Founder of a Spendable Gold Currency
Jeremy Cordon is the Founder and President of Goldback Inc., the company behind one of the world’s first physical, spendable, interchangeable gold currencies. While the financial world has spent the last decade obsessed with digital scarcity (Bitcoin), Cordon went the opposite direction: using cutting-edge “vacuum deposition” technology to turn physical gold into a transactable medium. He hasn’t just created a novelty item; he has built a parallel economy with over $200 million in circulation and acceptance at thousands of small businesses across America.
Blue‑Collar Roots to Billion‑Dollar Lessons
Cordon’s roots are in the blue-collar grit of Oregon, where he grew up the son of a roofer. His perspective on wealth and poverty was forged during a mission trip to Mexico City, where he witnessed people living joyfully despite extreme financial constraints.

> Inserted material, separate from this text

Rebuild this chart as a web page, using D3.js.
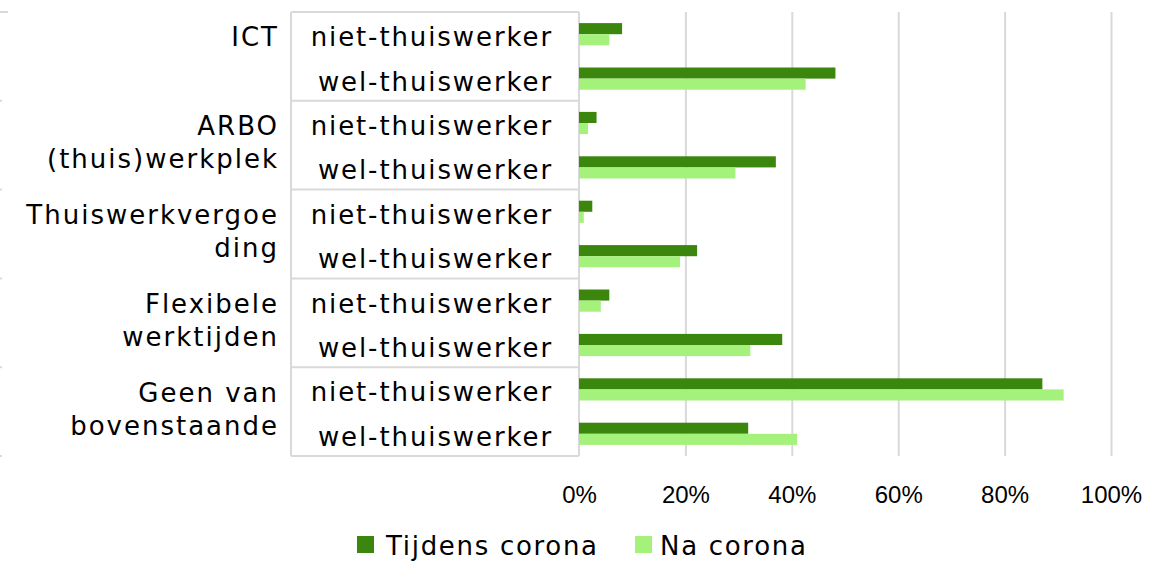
<!DOCTYPE html>
<html>
<head>
<meta charset="utf-8">
<script src="https://cdn.jsdelivr.net/npm/d3@7"></script>
<style>
  body { margin: 0; background: #fff; }
  svg { display: block; font-family: "DejaVu Sans", Verdana, sans-serif; }
  .grid line { stroke: #d9d9d9; stroke-width: 2; }
  .frame { stroke: #d9d9d9; stroke-width: 2; fill: none; }
  .cat { font-size: 26px; fill: #000; letter-spacing: 2px; }
  .sub { font-size: 26px; fill: #000; letter-spacing: 1.9px; }
  .tick text { font-size: 24px; fill: #000; }
  .legend text { font-size: 26px; fill: #000; letter-spacing: 1.7px; }
</style>
</head>
<body>
<div id="chart"></div>
<script>
// categories (wrapped the way the reference wraps them)
const categoryLines = [
  ["ICT"],
  ["ARBO", "(thuis)werkplek"],
  ["Thuiswerkvergoe", "ding"],
  ["Flexibele", "werktijden"],
  ["Geen van", "bovenstaande"]
];
const groups = ["niet-thuiswerker", "wel-thuiswerker"];
const seriesNames = ["Tijdens corona", "Na corona"];
// percentages, one per row (category x group), top to bottom
const tijdens = [8.1, 48.2, 3.3, 37.0, 2.5, 22.2, 5.7, 38.2, 87.1, 31.8];
const na = [5.7, 42.6, 1.7, 29.4, 0.9, 19.0, 4.1, 32.2, 91.1, 41.0];
const tickValues = [0, 20, 40, 60, 80, 100];

const colors = ["#3b870e", "#a4f17b"];

let margin = {top: 12, left: 579, right: 56, bottom: 107},
    width = 1167,
    height = 563,
    plotW = width - margin.left - margin.right,
    plotH = height - margin.top - margin.bottom;

// one row per category x group
let rows = [];
categoryLines.forEach((c, i) => groups.forEach((g, j) => rows.push({
    key: i + "-" + j, cat: i, group: g,
    values: [tijdens[i * 2 + j], na[i * 2 + j]]
})));

let xScale = d3.scaleLinear().domain([0, 100]).range([margin.left, margin.left + plotW]),
    yScale = d3.scaleBand().domain(rows.map(d => d.key))
        .range([margin.top, margin.top + plotH]).paddingInner(0.5).paddingOuter(0.25),
    ySub = d3.scaleBand().domain([0, 1]).range([0, yScale.bandwidth()]),
    step = yScale.step();

let svg = d3.select('#chart').append('svg')
    .attr('width', width)
    .attr('height', height);

// vertical gridlines
svg.append('g')
    .classed('grid', true)
    .attr('transform', `translate(0,${margin.top})`)
    .call(d3.axisBottom(xScale).tickValues(tickValues.slice(1)).tickSize(plotH).tickFormat(''))
    .call(g => g.select('.domain').remove());

// the category box: axis line, left line and separators
let rowCenter = i => margin.top + step * i + step / 2;
let catTop = i => margin.top + step * i * 2;
svg.append('line').classed('frame', true)
    .attr('x1', xScale(0)).attr('x2', xScale(0))
    .attr('y1', margin.top).attr('y2', margin.top + plotH);
svg.append('line').classed('frame', true)
    .attr('x1', 291).attr('x2', 291)
    .attr('y1', margin.top).attr('y2', margin.top + plotH);
d3.range(categoryLines.length + 1).forEach(i => {
    svg.append('line').classed('frame', true)
        .attr('x1', 291).attr('x2', xScale(0))
        .attr('y1', catTop(i)).attr('y2', catTop(i));
    svg.append('line').classed('frame', true)
        .attr('x1', 0).attr('x2', i === 0 ? 8 : 2)
        .attr('y1', catTop(i)).attr('y2', catTop(i));
});

// bars
let rowG = svg.append('g').selectAll('g')
    .data(rows)
    .join('g')
    .attr('transform', d => `translate(0,${yScale(d.key)})`);

rowG.selectAll('rect')
    .data(d => d.values)
    .join('rect')
    .attr('x', xScale(0))
    .attr('y', (d, i) => ySub(i))
    .attr('width', d => xScale(d) - xScale(0))
    .attr('height', ySub.bandwidth())
    .attr('fill', (d, i) => colors[i]);

// group labels
svg.append('g').selectAll('text')
    .data(rows)
    .join('text')
    .classed('sub', true)
    .attr('x', 553)
    .attr('y', (d, i) => rowCenter(i) + 12)
    .attr('text-anchor', 'end')
    .text(d => d.group);

// category labels
svg.append('g').selectAll('text')
    .data(categoryLines)
    .join('text')
    .classed('cat', true)
    .attr('text-anchor', 'end')
    .each(function (lines, i) {
        let c = catTop(i) + step;
        d3.select(this).selectAll('tspan')
            .data(lines)
            .join('tspan')
            .attr('x', 279)
            .attr('y', (l, k) => c - 10 + k * 33)
            .text(l => l);
    });

// x axis labels
svg.append('g')
    .attr('transform', `translate(0,${margin.top + plotH})`)
    .call(d3.axisBottom(xScale).tickValues(tickValues).tickSize(0).tickPadding(30)
        .tickFormat(d => d + '%'))
    .call(g => g.select('.domain').remove())
    .call(g => g.selectAll('text').attr('font-family', null).attr('font-size', null));

// legend
let legend = svg.append('g').classed('legend', true);
let legendX = [357, 635],
    legendTextX = [386, 660];
seriesNames.forEach((s, i) => {
    legend.append('rect')
        .attr('x', legendX[i]).attr('y', 536)
        .attr('width', 17).attr('height', 17)
        .attr('fill', colors[i]);
    legend.append('text')
        .attr('x', legendTextX[i]).attr('y', 555)
        .text(s);
});
</script>
</body>
</html>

Returning to the U.S., he demonstrated early entrepreneurial instincts, buying his first rental property at age 21—a move that allowed him to pivot into the precious metals industry for just $10 an hour initially.
His journey to the Goldback was paved with what he calls “colossal failures.” His early ventures—including a gold-backed cryptocurrency called “Quintric” and a novelty currency project—struggled to gain traction. The market feedback was brutal but clear: customers didn’t want digital promises; they wanted physical possession. “If you don’t hold it, you don’t own it” became the mantra that killed his tech startups but birthed the idea for the Goldback.
“You’re not going to get a toothpick at spot wood… That doesn’t mean big toothpick is ripping you off. It just costs money to make a toothpick different than a 2×4.”
– Jeremy Cordon
Solving Gold’s Divisibility Problem
Founded in 2019, Goldback Inc. solves the “10-ounce bar problem.” While gold is a great store of value, you can’t shave off a sliver to pay for a haircut. By utilizing nanotechnology to sputter gold into polymer notes, Cordon created a product that solves the divisibility problem of precious metals.
Choice, Production Economics, and Community Adoption
- Voluntary Currency: Money shouldn’t be forced; it should be a choice. Goldback operates legally under the Uniform Commercial Code (UCC) and state-specific legal tender laws (like in Utah).
- The “Toothpick” Economics: Cordon defends the premiums on fractional gold with a simple manufacturing truth: a toothpick costs more per pound of wood than a 2×4 because of the processing required.
- Grassroots Adoption: Rather than lobbying the Fed, Cordon went door-to-door to barbershops and hardware stores, proving that adoption happens at the community level, not the policy level.